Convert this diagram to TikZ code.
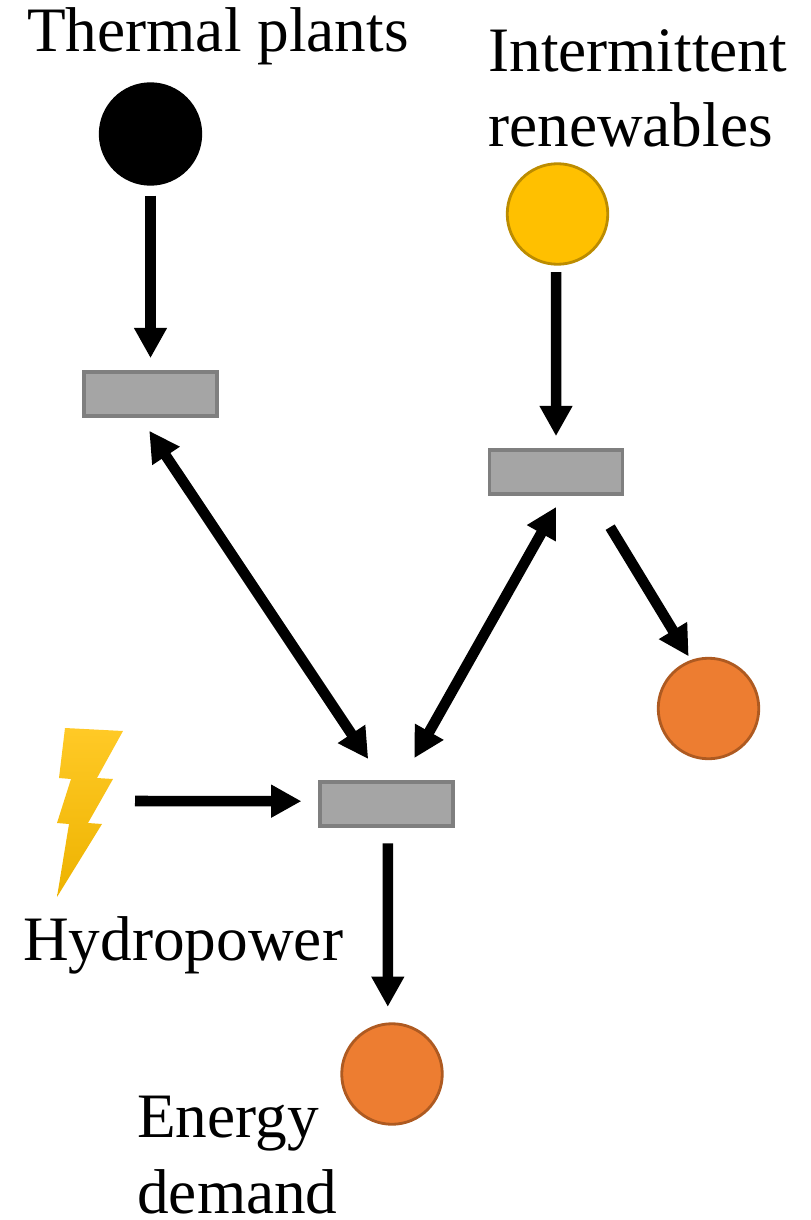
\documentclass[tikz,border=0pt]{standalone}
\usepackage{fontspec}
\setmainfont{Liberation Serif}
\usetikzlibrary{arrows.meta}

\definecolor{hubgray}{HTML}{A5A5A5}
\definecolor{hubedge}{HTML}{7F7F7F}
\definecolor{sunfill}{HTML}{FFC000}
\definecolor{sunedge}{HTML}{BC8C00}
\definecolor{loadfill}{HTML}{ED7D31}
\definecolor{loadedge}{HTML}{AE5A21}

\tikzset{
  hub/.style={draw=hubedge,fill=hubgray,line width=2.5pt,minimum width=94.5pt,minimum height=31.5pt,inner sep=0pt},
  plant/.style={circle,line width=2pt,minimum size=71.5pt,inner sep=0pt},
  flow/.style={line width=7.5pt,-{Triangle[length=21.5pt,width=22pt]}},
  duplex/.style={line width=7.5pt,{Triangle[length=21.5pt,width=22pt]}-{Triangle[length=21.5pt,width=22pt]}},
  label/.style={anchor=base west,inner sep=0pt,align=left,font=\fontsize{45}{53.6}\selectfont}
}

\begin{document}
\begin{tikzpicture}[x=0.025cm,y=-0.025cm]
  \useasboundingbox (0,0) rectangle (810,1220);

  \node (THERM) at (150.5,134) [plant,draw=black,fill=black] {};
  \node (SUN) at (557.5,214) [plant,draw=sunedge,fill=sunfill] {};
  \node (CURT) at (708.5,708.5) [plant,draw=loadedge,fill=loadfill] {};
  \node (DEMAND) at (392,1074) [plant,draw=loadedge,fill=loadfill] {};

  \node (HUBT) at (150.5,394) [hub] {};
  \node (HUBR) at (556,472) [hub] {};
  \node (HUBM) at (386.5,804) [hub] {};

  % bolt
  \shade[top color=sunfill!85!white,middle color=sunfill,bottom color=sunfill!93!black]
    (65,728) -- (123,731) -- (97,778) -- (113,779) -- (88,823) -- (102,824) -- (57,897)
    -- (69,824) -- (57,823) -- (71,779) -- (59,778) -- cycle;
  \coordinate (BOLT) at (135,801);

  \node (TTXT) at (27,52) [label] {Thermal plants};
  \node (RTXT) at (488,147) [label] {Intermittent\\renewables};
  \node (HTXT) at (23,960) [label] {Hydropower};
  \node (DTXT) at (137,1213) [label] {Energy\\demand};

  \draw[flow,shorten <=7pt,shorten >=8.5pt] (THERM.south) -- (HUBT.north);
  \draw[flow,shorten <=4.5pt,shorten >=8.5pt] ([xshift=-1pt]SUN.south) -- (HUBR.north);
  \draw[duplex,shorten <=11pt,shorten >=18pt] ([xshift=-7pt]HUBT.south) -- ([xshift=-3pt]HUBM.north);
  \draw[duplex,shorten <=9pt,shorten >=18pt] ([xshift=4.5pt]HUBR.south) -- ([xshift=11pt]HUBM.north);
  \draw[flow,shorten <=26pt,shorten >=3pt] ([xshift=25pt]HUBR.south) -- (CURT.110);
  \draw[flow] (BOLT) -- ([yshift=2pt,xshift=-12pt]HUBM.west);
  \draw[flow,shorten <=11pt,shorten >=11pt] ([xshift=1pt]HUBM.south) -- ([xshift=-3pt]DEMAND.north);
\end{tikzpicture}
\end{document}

+++++

* Aim: Skipping the pictures, transcribe each line above exactly as it appears.

* Completed exercise:
Convert this diagram to TikZ code.
\documentclass[tikz,border=0pt]{standalone}
\usepackage{fontspec}
\setmainfont{Liberation Serif}
\usetikzlibrary{arrows.meta}

\definecolor{hubgray}{HTML}{A5A5A5}
\definecolor{hubedge}{HTML}{7F7F7F}
\definecolor{sunfill}{HTML}{FFC000}
\definecolor{sunedge}{HTML}{BC8C00}
\definecolor{loadfill}{HTML}{ED7D31}
\definecolor{loadedge}{HTML}{AE5A21}

\tikzset{
  hub/.style={draw=hubedge,fill=hubgray,line width=2.5pt,minimum width=94.5pt,minimum height=31.5pt,inner sep=0pt},
  plant/.style={circle,line width=2pt,minimum size=71.5pt,inner sep=0pt},
  flow/.style={line width=7.5pt,-{Triangle[length=21.5pt,width=22pt]}},
  duplex/.style={line width=7.5pt,{Triangle[length=21.5pt,width=22pt]}-{Triangle[length=21.5pt,width=22pt]}},
  label/.style={anchor=base west,inner sep=0pt,align=left,font=\fontsize{45}{53.6}\selectfont}
}

\begin{document}
\begin{tikzpicture}[x=0.025cm,y=-0.025cm]
  \useasboundingbox (0,0) rectangle (810,1220);

  \node (THERM) at (150.5,134) [plant,draw=black,fill=black] {};
  \node (SUN) at (557.5,214) [plant,draw=sunedge,fill=sunfill] {};
  \node (CURT) at (708.5,708.5) [plant,draw=loadedge,fill=loadfill] {};
  \node (DEMAND) at (392,1074) [plant,draw=loadedge,fill=loadfill] {};

  \node (HUBT) at (150.5,394) [hub] {};
  \node (HUBR) at (556,472) [hub] {};
  \node (HUBM) at (386.5,804) [hub] {};

  % bolt
  \shade[top color=sunfill!85!white,middle color=sunfill,bottom color=sunfill!93!black]
    (65,728) -- (123,731) -- (97,778) -- (113,779) -- (88,823) -- (102,824) -- (57,897)
    -- (69,824) -- (57,823) -- (71,779) -- (59,778) -- cycle;
  \coordinate (BOLT) at (135,801);

  \node (TTXT) at (27,52) [label] {Thermal plants};
  \node (RTXT) at (488,147) [label] {Intermittent\\renewables};
  \node (HTXT) at (23,960) [label] {Hydropower};
  \node (DTXT) at (137,1213) [label] {Energy\\demand};

  \draw[flow,shorten <=7pt,shorten >=8.5pt] (THERM.south) -- (HUBT.north);
  \draw[flow,shorten <=4.5pt,shorten >=8.5pt] ([xshift=-1pt]SUN.south) -- (HUBR.north);
  \draw[duplex,shorten <=11pt,shorten >=18pt] ([xshift=-7pt]HUBT.south) -- ([xshift=-3pt]HUBM.north);
  \draw[duplex,shorten <=9pt,shorten >=18pt] ([xshift=4.5pt]HUBR.south) -- ([xshift=11pt]HUBM.north);
  \draw[flow,shorten <=26pt,shorten >=3pt] ([xshift=25pt]HUBR.south) -- (CURT.110);
  \draw[flow] (BOLT) -- ([yshift=2pt,xshift=-12pt]HUBM.west);
  \draw[flow,shorten <=11pt,shorten >=11pt] ([xshift=1pt]HUBM.south) -- ([xshift=-3pt]DEMAND.north);
\end{tikzpicture}
\end{document}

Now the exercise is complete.